Joseph Hooker and the practices of Victorian Science
My first academic book – Imperial Nature: Joseph Hooker and the practices of Victorian science – was published in May 2008 by the University of Chicago Press; a paperback edition was published in Autumn 2010). The book was shortlisted for the international History of Science Society’s Suzanne J. Levinson Prize. It was awarded the Stafleu medal by the International Association for Plant Taxonomy in 2011.
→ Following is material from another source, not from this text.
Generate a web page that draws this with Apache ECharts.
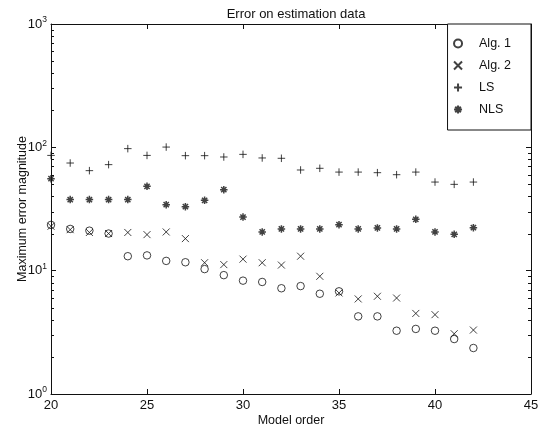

The book uses the career of Joseph Dalton Hooker to explore three of the major themes in the historiography of Victorian science: the reception of Darwinism; the consequences of empire; and, the emergence of a scientific profession. Each of its nine thematic chapters looks at a particular scientific practice – such as travelling, classifying or writing – and examines its role in Hooker’s work and its broader significance as a way of placing science within the rapidly developing social world of nineteenth-century Britain.
Reviews
The Journal of the History of Biology reviewed the book in January 2010, and their reviewer, Sandra Herbert, commented that ‘it is clear that Joseph Hooker was an influential man of science, and that, in a fascinating and subtle study, Jim Endersby has brought us deeper into his world”.
The Journal of British Studies reviewed the book in January 2010, commenting that Endersby’s ‘sophisticated attention to the impact of daily scientific practice forces us to reevaluate our understanding of, and historiographical approach to, Victorian British natural history. It will provoke and inform much fresh research’.
The book also got a very favourable review in Nineteenth-Century Contexts in September 2009.
The British Journal for the History of Science reviewed the book (March 2009), and commented that Endersby “tells us definitively about the vexed meaning of ‘professionalization’ in the Victorian period, the place of experiment and observation in natural history, the role of mapping and publishing and publicizing – all supported by astonishing detail from published and archival material. A short review cannot come close to doing Imperial Nature justice”.
The journal Victorian Studies reviewed it (Autumn 2008), describing it as “a remarkable, deeply researched, multidimensional study” adding that Endersby’s “views will invite controversy while at the same time requiring other historians of the culture and practice of Victorian science to reconsider many of their existing presuppositions. This is a book to be read and pondered”.
The Times Higher Education reviewed the book on 24 July, describing it as a “fascinating study”.
Science (7 Nov 2008) commented: “Endersby give us a detailed, scholarly account with a deeper point: that science is about more than the grand battles of competing ideas. In doing so, he provides a richly textured account of a period in which the status of natural science was far more precarious than it is today. And the book will hopefully stand as a reminder, during next year’s Darwin celebrations, of just how many unsung individuals contributed to the scientific progress of the age.”
I used to run a website on Hooker, but I have handed it over to the Royal Botanic Gardens at Kew.